• Stated problem: Skip all pictures, then print the remaining material exactly.

• Data extract:

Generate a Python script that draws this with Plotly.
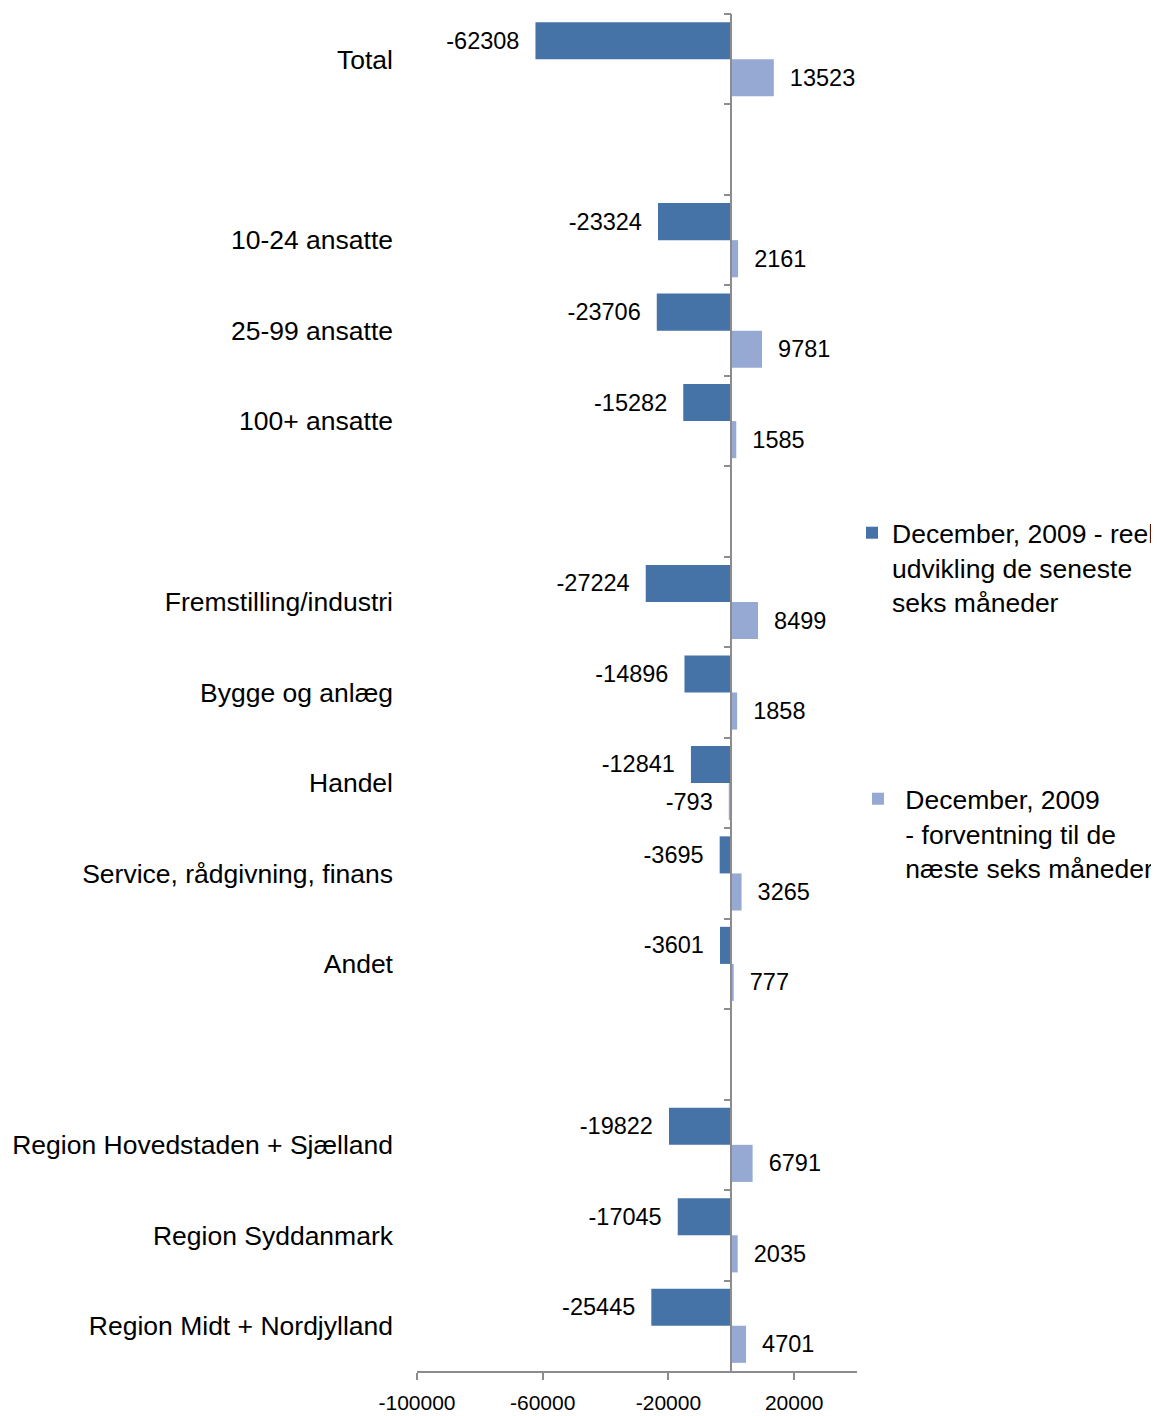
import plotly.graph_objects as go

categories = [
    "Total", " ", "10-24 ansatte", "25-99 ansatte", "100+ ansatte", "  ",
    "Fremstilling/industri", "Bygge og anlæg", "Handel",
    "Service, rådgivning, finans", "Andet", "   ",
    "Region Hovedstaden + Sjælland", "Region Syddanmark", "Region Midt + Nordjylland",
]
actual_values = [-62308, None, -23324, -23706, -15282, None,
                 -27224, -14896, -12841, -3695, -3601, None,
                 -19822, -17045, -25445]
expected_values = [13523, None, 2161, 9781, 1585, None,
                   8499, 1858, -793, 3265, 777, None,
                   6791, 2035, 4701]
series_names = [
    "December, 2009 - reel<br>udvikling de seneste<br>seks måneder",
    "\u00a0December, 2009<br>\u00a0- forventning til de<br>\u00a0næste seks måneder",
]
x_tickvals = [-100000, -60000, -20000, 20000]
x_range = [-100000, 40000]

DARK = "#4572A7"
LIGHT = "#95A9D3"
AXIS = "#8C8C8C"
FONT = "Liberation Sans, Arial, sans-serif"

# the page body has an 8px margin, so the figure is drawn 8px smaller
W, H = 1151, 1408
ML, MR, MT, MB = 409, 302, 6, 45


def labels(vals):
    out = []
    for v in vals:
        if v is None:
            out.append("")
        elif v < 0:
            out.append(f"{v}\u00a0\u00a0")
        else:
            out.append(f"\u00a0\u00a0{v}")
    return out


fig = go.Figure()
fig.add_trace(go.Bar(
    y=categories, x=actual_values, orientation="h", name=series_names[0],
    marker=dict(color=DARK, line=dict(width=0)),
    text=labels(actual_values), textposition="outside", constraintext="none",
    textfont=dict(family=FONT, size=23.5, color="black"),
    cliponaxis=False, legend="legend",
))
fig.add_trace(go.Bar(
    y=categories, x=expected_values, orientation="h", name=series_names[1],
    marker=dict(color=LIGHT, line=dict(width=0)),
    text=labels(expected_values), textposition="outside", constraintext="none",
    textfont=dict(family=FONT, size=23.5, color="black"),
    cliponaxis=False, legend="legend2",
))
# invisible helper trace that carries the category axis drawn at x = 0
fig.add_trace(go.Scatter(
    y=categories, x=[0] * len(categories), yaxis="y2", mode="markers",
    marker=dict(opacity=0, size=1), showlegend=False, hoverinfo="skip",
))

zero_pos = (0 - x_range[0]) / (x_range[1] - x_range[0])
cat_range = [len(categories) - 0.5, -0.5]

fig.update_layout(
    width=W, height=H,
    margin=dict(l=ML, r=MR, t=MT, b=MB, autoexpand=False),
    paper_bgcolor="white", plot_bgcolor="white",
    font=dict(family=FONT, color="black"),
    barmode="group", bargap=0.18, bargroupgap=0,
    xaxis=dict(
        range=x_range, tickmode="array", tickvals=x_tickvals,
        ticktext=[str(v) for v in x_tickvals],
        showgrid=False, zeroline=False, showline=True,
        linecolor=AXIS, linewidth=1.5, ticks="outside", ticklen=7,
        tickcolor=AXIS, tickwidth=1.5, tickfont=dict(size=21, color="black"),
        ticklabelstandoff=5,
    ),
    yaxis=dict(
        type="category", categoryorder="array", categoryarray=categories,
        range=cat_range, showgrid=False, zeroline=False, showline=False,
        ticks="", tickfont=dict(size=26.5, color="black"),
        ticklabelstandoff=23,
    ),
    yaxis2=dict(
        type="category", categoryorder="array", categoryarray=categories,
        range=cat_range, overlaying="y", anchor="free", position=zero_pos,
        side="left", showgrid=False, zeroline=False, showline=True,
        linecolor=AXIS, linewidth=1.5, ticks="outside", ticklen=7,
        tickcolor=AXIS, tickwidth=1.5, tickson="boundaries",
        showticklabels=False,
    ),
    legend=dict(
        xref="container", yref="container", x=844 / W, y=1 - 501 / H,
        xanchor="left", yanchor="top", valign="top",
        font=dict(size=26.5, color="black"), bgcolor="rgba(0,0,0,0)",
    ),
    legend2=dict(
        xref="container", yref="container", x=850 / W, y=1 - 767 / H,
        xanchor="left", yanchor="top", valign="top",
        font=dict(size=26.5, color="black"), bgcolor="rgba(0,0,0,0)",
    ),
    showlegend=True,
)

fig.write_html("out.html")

• Output for this exercise:
Generate a Python script that draws this with Plotly.
import plotly.graph_objects as go

categories = [
    "Total", " ", "10-24 ansatte", "25-99 ansatte", "100+ ansatte", "  ",
    "Fremstilling/industri", "Bygge og anlæg", "Handel",
    "Service, rådgivning, finans", "Andet", "   ",
    "Region Hovedstaden + Sjælland", "Region Syddanmark", "Region Midt + Nordjylland",
]
actual_values = [-62308, None, -23324, -23706, -15282, None,
                 -27224, -14896, -12841, -3695, -3601, None,
                 -19822, -17045, -25445]
expected_values = [13523, None, 2161, 9781, 1585, None,
                   8499, 1858, -793, 3265, 777, None,
                   6791, 2035, 4701]
series_names = [
    "December, 2009 - reel<br>udvikling de seneste<br>seks måneder",
    "\u00a0December, 2009<br>\u00a0- forventning til de<br>\u00a0næste seks måneder",
]
x_tickvals = [-100000, -60000, -20000, 20000]
x_range = [-100000, 40000]

DARK = "#4572A7"
LIGHT = "#95A9D3"
AXIS = "#8C8C8C"
FONT = "Liberation Sans, Arial, sans-serif"

# the page body has an 8px margin, so the figure is drawn 8px smaller
W, H = 1151, 1408
ML, MR, MT, MB = 409, 302, 6, 45


def labels(vals):
    out = []
    for v in vals:
        if v is None:
            out.append("")
        elif v < 0:
            out.append(f"{v}\u00a0\u00a0")
        else:
            out.append(f"\u00a0\u00a0{v}")
    return out


fig = go.Figure()
fig.add_trace(go.Bar(
    y=categories, x=actual_values, orientation="h", name=series_names[0],
    marker=dict(color=DARK, line=dict(width=0)),
    text=labels(actual_values), textposition="outside", constraintext="none",
    textfont=dict(family=FONT, size=23.5, color="black"),
    cliponaxis=False, legend="legend",
))
fig.add_trace(go.Bar(
    y=categories, x=expected_values, orientation="h", name=series_names[1],
    marker=dict(color=LIGHT, line=dict(width=0)),
    text=labels(expected_values), textposition="outside", constraintext="none",
    textfont=dict(family=FONT, size=23.5, color="black"),
    cliponaxis=False, legend="legend2",
))
# invisible helper trace that carries the category axis drawn at x = 0
fig.add_trace(go.Scatter(
    y=categories, x=[0] * len(categories), yaxis="y2", mode="markers",
    marker=dict(opacity=0, size=1), showlegend=False, hoverinfo="skip",
))

zero_pos = (0 - x_range[0]) / (x_range[1] - x_range[0])
cat_range = [len(categories) - 0.5, -0.5]

fig.update_layout(
    width=W, height=H,
    margin=dict(l=ML, r=MR, t=MT, b=MB, autoexpand=False),
    paper_bgcolor="white", plot_bgcolor="white",
    font=dict(family=FONT, color="black"),
    barmode="group", bargap=0.18, bargroupgap=0,
    xaxis=dict(
        range=x_range, tickmode="array", tickvals=x_tickvals,
        ticktext=[str(v) for v in x_tickvals],
        showgrid=False, zeroline=False, showline=True,
        linecolor=AXIS, linewidth=1.5, ticks="outside", ticklen=7,
        tickcolor=AXIS, tickwidth=1.5, tickfont=dict(size=21, color="black"),
        ticklabelstandoff=5,
    ),
    yaxis=dict(
        type="category", categoryorder="array", categoryarray=categories,
        range=cat_range, showgrid=False, zeroline=False, showline=False,
        ticks="", tickfont=dict(size=26.5, color="black"),
        ticklabelstandoff=23,
    ),
    yaxis2=dict(
        type="category", categoryorder="array", categoryarray=categories,
        range=cat_range, overlaying="y", anchor="free", position=zero_pos,
        side="left", showgrid=False, zeroline=False, showline=True,
        linecolor=AXIS, linewidth=1.5, ticks="outside", ticklen=7,
        tickcolor=AXIS, tickwidth=1.5, tickson="boundaries",
        showticklabels=False,
    ),
    legend=dict(
        xref="container", yref="container", x=844 / W, y=1 - 501 / H,
        xanchor="left", yanchor="top", valign="top",
        font=dict(size=26.5, color="black"), bgcolor="rgba(0,0,0,0)",
    ),
    legend2=dict(
        xref="container", yref="container", x=850 / W, y=1 - 767 / H,
        xanchor="left", yanchor="top", valign="top",
        font=dict(size=26.5, color="black"), bgcolor="rgba(0,0,0,0)",
    ),
    showlegend=True,
)

fig.write_html("out.html")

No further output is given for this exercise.